The less of my public information thats out on the internet the happier I am. Just saying. How far will it go? I saw I could sign up for tracking notifcations but thought about for 5 seconds and declined. I have a suspicious mind. I don't know why but I get alarmed when someone sends things W/O signature confrmation. the most recently item I got thrown on my porch was a 1700.00 GPS for my boat. Yesterday. But I can remember getting a 4,000.00 shipment left on my porch from the USmint left by UPS. I would rather check shipping tracking numbers for important things myself. How many people are ripping off packages already?
Their system is already online whether or not you have things emailed to you by them. Notice how you sign for things with their electronic pads now, and they have handheld scanners ect.

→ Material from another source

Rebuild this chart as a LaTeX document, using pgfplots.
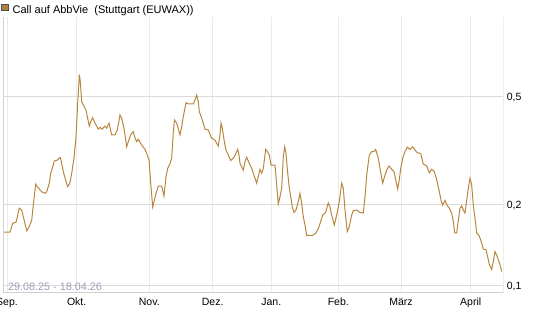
\documentclass[border=0pt]{standalone}
\usepackage{fontspec}
\setmainfont{Liberation Sans}
\usepackage{pgfplots}
\pgfplotsset{compat=1.18}
\definecolor{linec}{RGB}{184,134,62}
\definecolor{legfill}{RGB}{176,128,64}
\definecolor{legdraw}{RGB}{80,80,80}
\definecolor{gridh}{RGB}{218,218,218}
\definecolor{gridv}{RGB}{235,235,235}
\definecolor{framec}{RGB}{208,208,208}
\definecolor{datec}{RGB}{154,160,180}
\begin{document}
\begin{tikzpicture}
\path[use as bounding box] (0,0) rectangle (545bp,327bp);
\begin{axis}[
  at={(3bp,34.5bp)}, anchor=south west, scale only axis,
  width=500.3bp, height=275.5bp,
  xmin=3, xmax=503.3,
  ymode=log, ymin=0.0946, ymax=0.9873,
  axis line style={draw=none},
  major tick length=0pt, minor tick length=0pt,
  yminorticks=false, yminorgrids=false,
  xtick={7,76.7,149.3,212.7,271.3,338.3,401,470.7},
  xticklabels={Sep.,Okt.,Nov.,Dez.,Jan.,Feb.,März,April},
  ytick={0.1,0.2,0.5},
  yticklabels={{0,1},{0,2},{0,5}},
  yticklabel pos=right,
  xmajorgrids, ymajorgrids,
  x grid style={gridv, line width=1bp},
  y grid style={gridh, line width=1bp},
  xticklabel style={font=\fontsize{10.5bp}{12bp}\selectfont, anchor=base, inner sep=0pt, yshift=-13bp},
  yticklabel style={font=\fontsize{10.5bp}{12bp}\selectfont, anchor=base west, inner sep=0pt, xshift=3.4bp, yshift=-3.7bp},
  legend style={at={(-0.003,1.050)}, anchor=north west, draw=none, fill=none,
    inner sep=0pt, outer sep=0pt, row sep=0pt,
    cells={anchor=base west, inner sep=0pt},
    font=\fontsize{11bp}{13bp}\selectfont,
    /tikz/column 1/.style={column sep=2.2bp}},
  legend image code/.code={\draw[draw=legdraw, fill=legfill, line width=0.8bp] (0bp,2.4bp) rectangle (6.2bp,8.6bp);},
]
\addplot[linec, line width=1bp] coordinates {
(4,0.158) (10,0.158) (12.7,0.1705) (16,0.172) (17.3,0.180) (19.3,0.194) (21.7,0.191) (26.7,0.160) (29.3,0.166) (31.7,0.175) (33.3,0.199) (35.7,0.238) (37.3,0.233) (41.7,0.223) (45,0.220) (46.7,0.223) (49.3,0.240) (50.7,0.261) (53.3,0.280) (54.3,0.290) (57.3,0.292) (60,0.299) (61,0.292) (63.3,0.265) (66,0.243) (67.7,0.233) (70,0.241) (71.7,0.261) (74,0.297) (76,0.356) (77.7,0.474) (78.7,0.546) (79.3,0.606) (80.3,0.569) (81.7,0.480) (83.3,0.467) (86,0.447) (87.3,0.423) (89.3,0.390) (90.7,0.405) (92.7,0.419) (95,0.400) (98.3,0.380) (100,0.386) (102,0.380) (105,0.390) (106.7,0.383) (109,0.400) (111.7,0.362) (115,0.362) (117.3,0.377) (120,0.429) (121.7,0.417) (124,0.383) (126.7,0.327) (128.3,0.342) (130.7,0.362) (133.3,0.372) (135,0.352) (136.7,0.342) (138.3,0.349) (141.7,0.332) (145,0.320) (147.3,0.305) (149,0.292) (150.7,0.240) (152.7,0.196) (154,0.205) (156,0.220) (158.3,0.234) (161.7,0.234) (164,0.215) (166,0.254) (167.7,0.272) (170,0.284) (171.7,0.297) (173.3,0.372) (174.5,0.411) (176.7,0.400) (180,0.362)
(181.7,0.388) (183.3,0.423) (186,0.476) (188.3,0.471) (193.3,0.471) (195,0.487) (196.7,0.508) (198.3,0.480) (199.3,0.441) (201.7,0.417) (203.3,0.400) (205,0.380) (208.3,0.377) (211.7,0.352) (215,0.346) (218.3,0.329) (220,0.362) (221,0.400) (222.3,0.383) (224.3,0.342) (226,0.318) (228.3,0.305) (230.7,0.291) (233.3,0.297) (235.3,0.305) (237.7,0.320) (239,0.305) (240,0.284) (241.7,0.276) (243.3,0.268) (245,0.288) (246.7,0.299) (249.3,0.284) (251.7,0.272) (253.3,0.261) (255,0.250) (256.7,0.240) (258.3,0.254) (260,0.270) (261.7,0.261) (263.3,0.272) (265.7,0.320) (267.3,0.314) (269.3,0.305) (271,0.280) (275,0.280) (276.7,0.236) (278.3,0.201) (280,0.214) (281.7,0.230) (283.3,0.301) (284.7,0.327) (286,0.309) (287.7,0.261) (289.3,0.230) (291,0.211) (292.3,0.196) (294,0.187) (296,0.191) (298.3,0.205) (300,0.220) (301.7,0.202) (303.3,0.180) (305,0.168) (306.7,0.154) (312.7,0.154) (316,0.157) (318.3,0.163) (320.7,0.173) (322.7,0.183) (325.7,0.187) (328.3,0.203) (330,0.196) (331.7,0.183) (334.3,0.168) (336.7,0.183) (338.3,0.196)
(340,0.214) (341.7,0.240) (343.3,0.230) (345,0.191) (347.3,0.159) (349.3,0.166) (351.7,0.183) (353.3,0.190) (356.7,0.191) (360,0.187) (363.3,0.186) (365,0.214) (366.7,0.257) (369.3,0.305) (371.7,0.314) (374,0.314) (375.7,0.320) (378.3,0.297) (380,0.272) (381.7,0.250) (382.7,0.240) (384.3,0.252) (386.7,0.268) (389,0.278) (391.7,0.270) (394,0.265) (395.7,0.247) (397.7,0.228) (399.3,0.247) (400.7,0.272) (402.7,0.297) (405,0.314) (407.3,0.326) (410,0.320) (412.7,0.327) (415,0.318) (417.3,0.311) (420.7,0.309) (423.3,0.282) (426.7,0.278) (429.3,0.262) (431.7,0.270) (434.3,0.265) (436.7,0.247) (439,0.226) (441,0.208) (442.7,0.199) (445,0.207) (447.3,0.198) (449.3,0.194) (451.7,0.186) (453.3,0.173) (454.7,0.157) (456.7,0.157) (458.3,0.175) (460,0.194) (461.7,0.198) (463.3,0.191) (465,0.186) (466.7,0.208) (468.3,0.230) (470,0.250) (471.7,0.236) (473.3,0.199) (475,0.178) (476.7,0.157) (479.3,0.153) (481.7,0.144) (483.3,0.137) (486,0.136) (487.7,0.128) (489.3,0.120) (491.7,0.115) (493.3,0.123) (495,0.134) (496.7,0.130) (498.3,0.125) (500,0.120) (501.7,0.113)
};
\addlegendentry{Call auf AbbVie\ \ (Stuttgart (EUWAX))}
\draw[framec, line width=1bp] (rel axis cs:0,1) -- (rel axis cs:0,0) -- (rel axis cs:1,0) -- (rel axis cs:1,1);
\node[anchor=base west, inner sep=0pt, text=datec, font=\fontsize{10.8bp}{12bp}\selectfont] at (rel axis cs:0.01,0.00726) {29.08.25 - 18.04.26};
\end{axis}
\end{tikzpicture}
\end{document}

...my last package from the Mint was the Mercury dime commemorative and I had to sign for delivery... How do I need to sign for a $400 package, but you don't need to sign for a $4k package? and Yes, Big Brother is watching. He is finding out all sorts of useful information.. like I read Time magazine, look at a lot of coin photos and read tons of somewhat trivial information. In my opinion, our nation's data collection program is a huge waste of money. It creates huge amounts of information which is absolutely useless because of the volume and time it would take sort and extract. For example: The Boston Marathon bomber (the boxer not the kid) was literally on extremist forums asking people how to achieve his goals. The NSA never extracted that data.
There's more to it than that for that issue but that gets far to political. But yes you are right programs are sorting more data in an hour than most people process in a life time.
My mailbox is about two miles from my house - now I can be notified when something of interest comes in - otherwise, I only go to the mailbox two or three times a week.
I wonder how many bullion companies keep their records secure and confidential? "Gee Mr. Apocalypse , our records show you bought/sold $10,500 worth of gold, with no tax charged or gains/losses reported on your return"
Regarding data collection - the amount of data that can be stored looks like it can expand without limit - as fast as we produce and gather it. Ask yourself, what is the worst thing that could happen if my information X is seen by Y. If you can conceive a problem, then you need to somehow not allow X to be seen by Y. If the information is online, or on a hard drive connected to the internet you may end up with a problem.
I don't use a virus scanner anymore... I just go to google, search hot key words and let the NSA sort it out. I figure I'm just using a service funded by my tax dollars. On a more serious note, this used to be a huge concern of mine. Until the Snowden leaks most of my family and friends dismissed this crap as completely unbelievable. Then I got to say, "told ya so". I've decided it's something I can't do anything about, it doesn't really effect me and it's not worth the time worrying about. Instead, I congratulate the United States Government for having the largest collection of cat pictures and pornography in history.
This is certainly possible, but some institutions do have an aggressive policy of deleting backups once they've served their purpose - precisely because they know a subpoena requiring a search through a vast accumulation of data would be expensive.
Best practices in financial institutions require deletion of data no longer required to comply with regulatory requirements.
Simply deleting data, it can still be recovered. Deletion ect just limits the number of people that can get it.
If it was digital it can be recovered unless it was never connected to the internet and the storage was incinerated.
Best practices for any financial institution would not allow any external access to images with sensitive data. That includes "internet" access to any data repository. Personally identifiable data is confidential and requires adequate controls.
If a big financial institution's internal email was "connected to the internet", they've got a much, much larger problem than dealing with audits. That kind of flub makes international news, and moves markets.
Trust me, institutions delete their data more thoroughly than just "drag to trash". Also, while more data can sometimes be recovered if you're willing to work at it, there's a difference between "run a disk recovery program to undelete files" and "spend $10 million out of the black budget to go over a hard disk atom by atom with a scanning AFM". Forensic IT people hate the new SSDs, because when you erase things the right way from one of those, there is nothing they can do to recover it.